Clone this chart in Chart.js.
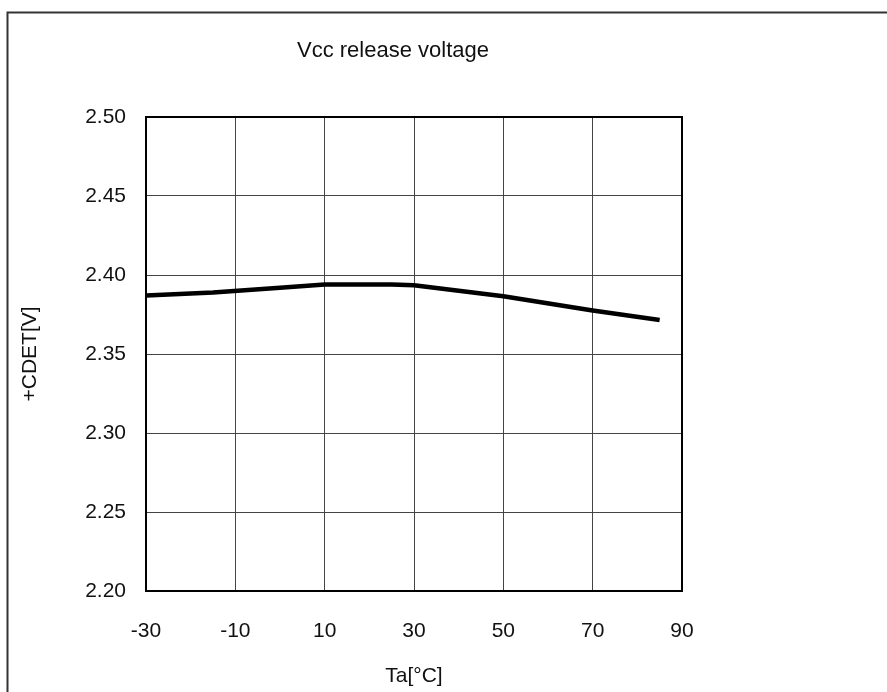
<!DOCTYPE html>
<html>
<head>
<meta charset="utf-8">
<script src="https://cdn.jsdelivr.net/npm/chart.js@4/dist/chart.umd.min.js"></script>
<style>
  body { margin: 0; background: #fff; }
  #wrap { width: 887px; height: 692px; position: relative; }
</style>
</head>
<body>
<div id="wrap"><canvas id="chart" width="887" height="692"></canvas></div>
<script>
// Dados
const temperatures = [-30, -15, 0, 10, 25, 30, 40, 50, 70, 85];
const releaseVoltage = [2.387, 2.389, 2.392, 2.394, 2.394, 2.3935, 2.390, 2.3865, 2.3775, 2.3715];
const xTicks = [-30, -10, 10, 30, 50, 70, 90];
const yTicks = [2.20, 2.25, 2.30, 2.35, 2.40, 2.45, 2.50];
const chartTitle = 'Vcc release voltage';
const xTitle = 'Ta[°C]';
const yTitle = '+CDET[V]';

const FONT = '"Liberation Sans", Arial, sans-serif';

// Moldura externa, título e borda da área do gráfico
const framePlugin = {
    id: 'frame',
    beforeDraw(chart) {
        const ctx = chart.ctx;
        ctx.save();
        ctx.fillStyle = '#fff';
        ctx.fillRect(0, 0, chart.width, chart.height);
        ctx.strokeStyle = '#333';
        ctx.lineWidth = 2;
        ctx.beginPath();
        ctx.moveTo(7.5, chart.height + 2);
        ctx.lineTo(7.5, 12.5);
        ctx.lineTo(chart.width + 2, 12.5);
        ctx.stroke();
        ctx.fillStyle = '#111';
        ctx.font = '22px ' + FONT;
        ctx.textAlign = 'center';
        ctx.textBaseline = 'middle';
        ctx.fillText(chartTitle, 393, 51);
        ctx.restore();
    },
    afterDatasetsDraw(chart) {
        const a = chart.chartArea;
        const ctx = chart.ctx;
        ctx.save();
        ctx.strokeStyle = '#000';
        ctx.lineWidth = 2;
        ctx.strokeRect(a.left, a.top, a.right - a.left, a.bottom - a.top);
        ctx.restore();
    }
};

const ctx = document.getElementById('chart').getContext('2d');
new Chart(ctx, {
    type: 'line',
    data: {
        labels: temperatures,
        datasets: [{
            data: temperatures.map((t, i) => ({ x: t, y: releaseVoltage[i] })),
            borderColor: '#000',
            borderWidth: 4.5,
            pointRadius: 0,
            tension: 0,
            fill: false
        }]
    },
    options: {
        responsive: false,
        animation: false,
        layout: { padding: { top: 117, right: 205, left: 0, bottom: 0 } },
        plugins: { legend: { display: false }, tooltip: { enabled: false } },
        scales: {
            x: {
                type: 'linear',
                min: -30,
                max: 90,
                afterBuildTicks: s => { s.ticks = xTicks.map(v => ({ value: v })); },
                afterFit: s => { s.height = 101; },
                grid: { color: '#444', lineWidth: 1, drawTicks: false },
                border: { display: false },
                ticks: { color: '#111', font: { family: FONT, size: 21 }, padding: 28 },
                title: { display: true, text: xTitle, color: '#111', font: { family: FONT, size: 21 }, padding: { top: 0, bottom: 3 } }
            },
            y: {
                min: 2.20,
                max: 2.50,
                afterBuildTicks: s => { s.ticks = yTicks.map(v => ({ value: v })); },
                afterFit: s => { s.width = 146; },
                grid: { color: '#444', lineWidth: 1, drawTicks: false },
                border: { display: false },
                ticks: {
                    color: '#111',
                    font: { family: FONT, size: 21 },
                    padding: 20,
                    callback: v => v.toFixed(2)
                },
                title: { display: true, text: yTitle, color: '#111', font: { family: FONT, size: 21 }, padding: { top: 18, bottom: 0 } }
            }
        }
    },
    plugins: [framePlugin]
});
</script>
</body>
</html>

· · · · · · ·

**Written request**
Print each line of the material above exactly, with the pictures removed from your copy.

**Response to this exercise**
Clone this chart in Chart.js.
<!DOCTYPE html>
<html>
<head>
<meta charset="utf-8">
<script src="https://cdn.jsdelivr.net/npm/chart.js@4/dist/chart.umd.min.js"></script>
<style>
  body { margin: 0; background: #fff; }
  #wrap { width: 887px; height: 692px; position: relative; }
</style>
</head>
<body>
<div id="wrap"><canvas id="chart" width="887" height="692"></canvas></div>
<script>
// Dados
const temperatures = [-30, -15, 0, 10, 25, 30, 40, 50, 70, 85];
const releaseVoltage = [2.387, 2.389, 2.392, 2.394, 2.394, 2.3935, 2.390, 2.3865, 2.3775, 2.3715];
const xTicks = [-30, -10, 10, 30, 50, 70, 90];
const yTicks = [2.20, 2.25, 2.30, 2.35, 2.40, 2.45, 2.50];
const chartTitle = 'Vcc release voltage';
const xTitle = 'Ta[°C]';
const yTitle = '+CDET[V]';

const FONT = '"Liberation Sans", Arial, sans-serif';

// Moldura externa, título e borda da área do gráfico
const framePlugin = {
    id: 'frame',
    beforeDraw(chart) {
        const ctx = chart.ctx;
        ctx.save();
        ctx.fillStyle = '#fff';
        ctx.fillRect(0, 0, chart.width, chart.height);
        ctx.strokeStyle = '#333';
        ctx.lineWidth = 2;
        ctx.beginPath();
        ctx.moveTo(7.5, chart.height + 2);
        ctx.lineTo(7.5, 12.5);
        ctx.lineTo(chart.width + 2, 12.5);
        ctx.stroke();
        ctx.fillStyle = '#111';
        ctx.font = '22px ' + FONT;
        ctx.textAlign = 'center';
        ctx.textBaseline = 'middle';
        ctx.fillText(chartTitle, 393, 51);
        ctx.restore();
    },
    afterDatasetsDraw(chart) {
        const a = chart.chartArea;
        const ctx = chart.ctx;
        ctx.save();
        ctx.strokeStyle = '#000';
        ctx.lineWidth = 2;
        ctx.strokeRect(a.left, a.top, a.right - a.left, a.bottom - a.top);
        ctx.restore();
    }
};

const ctx = document.getElementById('chart').getContext('2d');
new Chart(ctx, {
    type: 'line',
    data: {
        labels: temperatures,
        datasets: [{
            data: temperatures.map((t, i) => ({ x: t, y: releaseVoltage[i] })),
            borderColor: '#000',
            borderWidth: 4.5,
            pointRadius: 0,
            tension: 0,
            fill: false
        }]
    },
    options: {
        responsive: false,
        animation: false,
        layout: { padding: { top: 117, right: 205, left: 0, bottom: 0 } },
        plugins: { legend: { display: false }, tooltip: { enabled: false } },
        scales: {
            x: {
                type: 'linear',
                min: -30,
                max: 90,
                afterBuildTicks: s => { s.ticks = xTicks.map(v => ({ value: v })); },
                afterFit: s => { s.height = 101; },
                grid: { color: '#444', lineWidth: 1, drawTicks: false },
                border: { display: false },
                ticks: { color: '#111', font: { family: FONT, size: 21 }, padding: 28 },
                title: { display: true, text: xTitle, color: '#111', font: { family: FONT, size: 21 }, padding: { top: 0, bottom: 3 } }
            },
            y: {
                min: 2.20,
                max: 2.50,
                afterBuildTicks: s => { s.ticks = yTicks.map(v => ({ value: v })); },
                afterFit: s => { s.width = 146; },
                grid: { color: '#444', lineWidth: 1, drawTicks: false },
                border: { display: false },
                ticks: {
                    color: '#111',
                    font: { family: FONT, size: 21 },
                    padding: 20,
                    callback: v => v.toFixed(2)
                },
                title: { display: true, text: yTitle, color: '#111', font: { family: FONT, size: 21 }, padding: { top: 18, bottom: 0 } }
            }
        }
    },
    plugins: [framePlugin]
});
</script>
</body>
</html>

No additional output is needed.